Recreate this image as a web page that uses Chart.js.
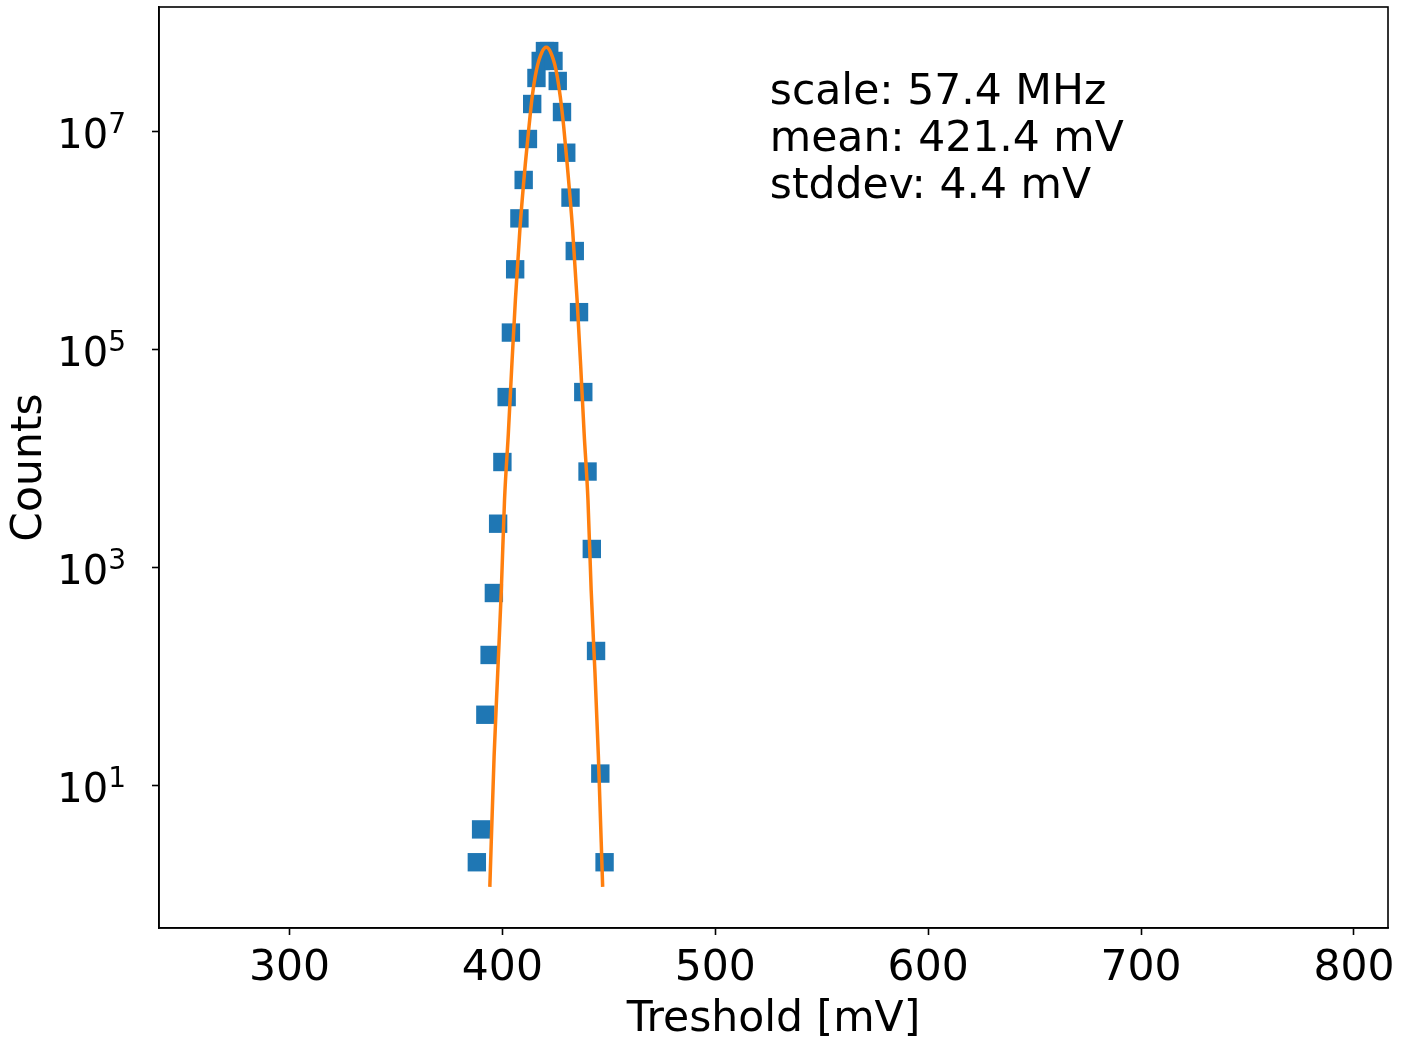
<!DOCTYPE html>
<html>
<head>
<meta charset="UTF-8">
<title>Treshold scan</title>
<script src="https://cdn.jsdelivr.net/npm/chart.js@4.4.1/dist/chart.umd.min.js"></script>
<style>
  body { margin: 0; background: #fff; }
  #myChart { display: block; }
</style>
</head>
<body>
<canvas id="myChart" width="1409" height="1047"></canvas>
<script>
// measured points (treshold in mV, counts)
var thresholdMv = [388, 390, 392, 394, 396, 398, 400, 402, 404, 406, 408, 410, 412, 414, 416, 418,
                   420, 422, 424, 426, 428, 430, 432, 434, 436, 438, 440, 442, 444, 446, 448];
var counts = [2, 4, 45, 159, 588, 2540, 9340, 36800, 143600, 546000, 1.6e6, 3.6e6, 8.55e6, 1.79e7, 3.1e7, 4.44e7,
              5.47e7, 5.47e7, 4.44e7, 2.91e7, 1.51e7, 6.4e6, 2.48e6, 8.03e5, 2.21e5, 40900, 7640, 1490, 173, 13, 2];

// gaussian fit curve
var fitMv = [394.1, 396.1, 397.8, 399.5, 401.0, 402.8, 404.4, 406.1, 408.2, 410.8, 412.5, 414.0, 416.0, 418.6,
             420.6, 422.6, 425.2, 427.2, 428.8, 430.4, 433.0, 435.1, 436.8, 438.4, 440.2, 441.7, 443.5, 445.1, 447.1];
var fitCounts = [1.19, 18.6, 108, 627, 4190, 17100, 69800, 285000, 1.25e6, 5.12e6, 1.11e7, 2.08e7, 3.66e7, 5.36e7,
                 5.92e7, 5.36e7, 3.66e7, 2.08e7, 1.11e7, 5.12e6, 1.25e6, 285000, 69800, 17100, 4190, 627, 108, 18.6, 1.19];

var xTicks = [300, 400, 500, 600, 700, 800];
var yTicks = [1e1, 1e3, 1e5, 1e7];
var fitText = ['scale: 57.4 MHz', 'mean: 421.4 mV', 'stddev: 4.4 mV'];

var FONT = 'DejaVu Sans';
var FS = 42.5;

// frame, text box and 10^n labels (drawn like mathtext)
var frame = {
  id: 'frame',
  afterDatasetsDraw: function(chart) {
    var a = chart.chartArea, ctx = chart.ctx;
    ctx.save();
    ctx.strokeStyle = '#000';
    ctx.lineWidth = 1.6;
    ctx.strokeRect(a.left, a.top, a.right - a.left, a.bottom - a.top);
    ctx.fillStyle = '#000';
    ctx.font = FS + 'px "' + FONT + '"';
    ctx.textAlign = 'left';
    ctx.textBaseline = 'middle';
    var x = a.left + 0.497 * (a.right - a.left);
    for (var i = 0; i < fitText.length; i++) {
      ctx.fillText(fitText[i], x, a.top + 86 + i * 47);
    }

    // y tick labels
    var ys = chart.scales.y;
    var right = a.left - 33;
    ctx.textAlign = 'right';
    ctx.textBaseline = 'alphabetic';
    yTicks.forEach(function(v) {
      var py = ys.getPixelForValue(v);
      var base = py + 16;
      var e = String(Math.round(Math.log10(v)));
      ctx.font = '28px "' + FONT + '"';
      var ew = ctx.measureText(e).width;
      ctx.fillText(e, right, base - 15);
      ctx.font = '40px "' + FONT + '"';
      ctx.fillText('10', right - ew, base);
    });
    ctx.restore();
  }
};

var ctx = document.getElementById('myChart').getContext('2d');
var chart = new Chart(ctx, {
  type: 'scatter',
  data: {
    datasets: [
      {
        label: 'fit',
        data: fitMv.map(function(v, i) { return {x: v, y: fitCounts[i]}; }),
        showLine: true,
        borderColor: '#ff7f0e',
        borderWidth: 3.5,
        pointRadius: 0,
        cubicInterpolationMode: 'monotone',
        order: 0
      },
      {
        label: 'data',
        data: thresholdMv.map(function(v, i) { return {x: v, y: counts[i]}; }),
        pointStyle: 'rect',
        pointRadius: 13,
        pointBackgroundColor: '#1f77b4',
        pointBorderWidth: 0,
        order: 1
      }
    ]
  },
  options: {
    responsive: false,
    devicePixelRatio: 1,
    animation: false,
    layout: { padding: { left: 0, right: 21, top: 7, bottom: 0 }, autoPadding: false },
    plugins: { legend: { display: false }, tooltip: { enabled: false } },
    scales: {
      x: {
        type: 'linear',
        min: 238.7,
        max: 816,
        afterBuildTicks: function(s) { s.ticks = xTicks.map(function(v) { return {value: v}; }); },
        afterFit: function(s) { s.height = 119; s.paddingLeft = 0; s.paddingRight = 0; },
        grid: { drawOnChartArea: false, tickLength: 7, tickWidth: 1.6, tickColor: '#000' },
        border: { display: true, color: '#000', width: 1.6 },
        ticks: { color: '#000', font: { family: FONT, size: FS }, padding: 8, maxRotation: 0 },
        title: { display: true, text: 'Treshold [mV]', color: '#000', font: { family: FONT, size: FS }, padding: { top: 0, bottom: 2 } }
      },
      y: {
        type: 'logarithmic',
        min: 0.499,
        max: 1.387e8,
        afterBuildTicks: function(s) { s.ticks = yTicks.map(function(v) { return {value: v}; }); },
        afterFit: function(s) { s.width = 159; s.paddingTop = 0; s.paddingBottom = 0; },
        grid: { drawOnChartArea: false, tickLength: 7, tickWidth: 1.6, tickColor: '#000' },
        border: { display: true, color: '#000', width: 1.6 },
        ticks: { display: false },
        title: { display: true, text: 'Counts', color: '#000', font: { family: FONT, size: FS }, padding: { top: 4, bottom: 0 } }
      }
    }
  },
  plugins: [frame]
});
</script>
</body>
</html>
+++++
Directions = From the listing, extract all text exactly as given and drop any picture.

Final result =
Recreate this image as a web page that uses Chart.js.
<!DOCTYPE html>
<html>
<head>
<meta charset="UTF-8">
<title>Treshold scan</title>
<script src="https://cdn.jsdelivr.net/npm/chart.js@4.4.1/dist/chart.umd.min.js"></script>
<style>
  body { margin: 0; background: #fff; }
  #myChart { display: block; }
</style>
</head>
<body>
<canvas id="myChart" width="1409" height="1047"></canvas>
<script>
// measured points (treshold in mV, counts)
var thresholdMv = [388, 390, 392, 394, 396, 398, 400, 402, 404, 406, 408, 410, 412, 414, 416, 418,
                   420, 422, 424, 426, 428, 430, 432, 434, 436, 438, 440, 442, 444, 446, 448];
var counts = [2, 4, 45, 159, 588, 2540, 9340, 36800, 143600, 546000, 1.6e6, 3.6e6, 8.55e6, 1.79e7, 3.1e7, 4.44e7,
              5.47e7, 5.47e7, 4.44e7, 2.91e7, 1.51e7, 6.4e6, 2.48e6, 8.03e5, 2.21e5, 40900, 7640, 1490, 173, 13, 2];

// gaussian fit curve
var fitMv = [394.1, 396.1, 397.8, 399.5, 401.0, 402.8, 404.4, 406.1, 408.2, 410.8, 412.5, 414.0, 416.0, 418.6,
             420.6, 422.6, 425.2, 427.2, 428.8, 430.4, 433.0, 435.1, 436.8, 438.4, 440.2, 441.7, 443.5, 445.1, 447.1];
var fitCounts = [1.19, 18.6, 108, 627, 4190, 17100, 69800, 285000, 1.25e6, 5.12e6, 1.11e7, 2.08e7, 3.66e7, 5.36e7,
                 5.92e7, 5.36e7, 3.66e7, 2.08e7, 1.11e7, 5.12e6, 1.25e6, 285000, 69800, 17100, 4190, 627, 108, 18.6, 1.19];

var xTicks = [300, 400, 500, 600, 700, 800];
var yTicks = [1e1, 1e3, 1e5, 1e7];
var fitText = ['scale: 57.4 MHz', 'mean: 421.4 mV', 'stddev: 4.4 mV'];

var FONT = 'DejaVu Sans';
var FS = 42.5;

// frame, text box and 10^n labels (drawn like mathtext)
var frame = {
  id: 'frame',
  afterDatasetsDraw: function(chart) {
    var a = chart.chartArea, ctx = chart.ctx;
    ctx.save();
    ctx.strokeStyle = '#000';
    ctx.lineWidth = 1.6;
    ctx.strokeRect(a.left, a.top, a.right - a.left, a.bottom - a.top);
    ctx.fillStyle = '#000';
    ctx.font = FS + 'px "' + FONT + '"';
    ctx.textAlign = 'left';
    ctx.textBaseline = 'middle';
    var x = a.left + 0.497 * (a.right - a.left);
    for (var i = 0; i < fitText.length; i++) {
      ctx.fillText(fitText[i], x, a.top + 86 + i * 47);
    }

    // y tick labels
    var ys = chart.scales.y;
    var right = a.left - 33;
    ctx.textAlign = 'right';
    ctx.textBaseline = 'alphabetic';
    yTicks.forEach(function(v) {
      var py = ys.getPixelForValue(v);
      var base = py + 16;
      var e = String(Math.round(Math.log10(v)));
      ctx.font = '28px "' + FONT + '"';
      var ew = ctx.measureText(e).width;
      ctx.fillText(e, right, base - 15);
      ctx.font = '40px "' + FONT + '"';
      ctx.fillText('10', right - ew, base);
    });
    ctx.restore();
  }
};

var ctx = document.getElementById('myChart').getContext('2d');
var chart = new Chart(ctx, {
  type: 'scatter',
  data: {
    datasets: [
      {
        label: 'fit',
        data: fitMv.map(function(v, i) { return {x: v, y: fitCounts[i]}; }),
        showLine: true,
        borderColor: '#ff7f0e',
        borderWidth: 3.5,
        pointRadius: 0,
        cubicInterpolationMode: 'monotone',
        order: 0
      },
      {
        label: 'data',
        data: thresholdMv.map(function(v, i) { return {x: v, y: counts[i]}; }),
        pointStyle: 'rect',
        pointRadius: 13,
        pointBackgroundColor: '#1f77b4',
        pointBorderWidth: 0,
        order: 1
      }
    ]
  },
  options: {
    responsive: false,
    devicePixelRatio: 1,
    animation: false,
    layout: { padding: { left: 0, right: 21, top: 7, bottom: 0 }, autoPadding: false },
    plugins: { legend: { display: false }, tooltip: { enabled: false } },
    scales: {
      x: {
        type: 'linear',
        min: 238.7,
        max: 816,
        afterBuildTicks: function(s) { s.ticks = xTicks.map(function(v) { return {value: v}; }); },
        afterFit: function(s) { s.height = 119; s.paddingLeft = 0; s.paddingRight = 0; },
        grid: { drawOnChartArea: false, tickLength: 7, tickWidth: 1.6, tickColor: '#000' },
        border: { display: true, color: '#000', width: 1.6 },
        ticks: { color: '#000', font: { family: FONT, size: FS }, padding: 8, maxRotation: 0 },
        title: { display: true, text: 'Treshold [mV]', color: '#000', font: { family: FONT, size: FS }, padding: { top: 0, bottom: 2 } }
      },
      y: {
        type: 'logarithmic',
        min: 0.499,
        max: 1.387e8,
        afterBuildTicks: function(s) { s.ticks = yTicks.map(function(v) { return {value: v}; }); },
        afterFit: function(s) { s.width = 159; s.paddingTop = 0; s.paddingBottom = 0; },
        grid: { drawOnChartArea: false, tickLength: 7, tickWidth: 1.6, tickColor: '#000' },
        border: { display: true, color: '#000', width: 1.6 },
        ticks: { display: false },
        title: { display: true, text: 'Counts', color: '#000', font: { family: FONT, size: FS }, padding: { top: 4, bottom: 0 } }
      }
    }
  },
  plugins: [frame]
});
</script>
</body>
</html>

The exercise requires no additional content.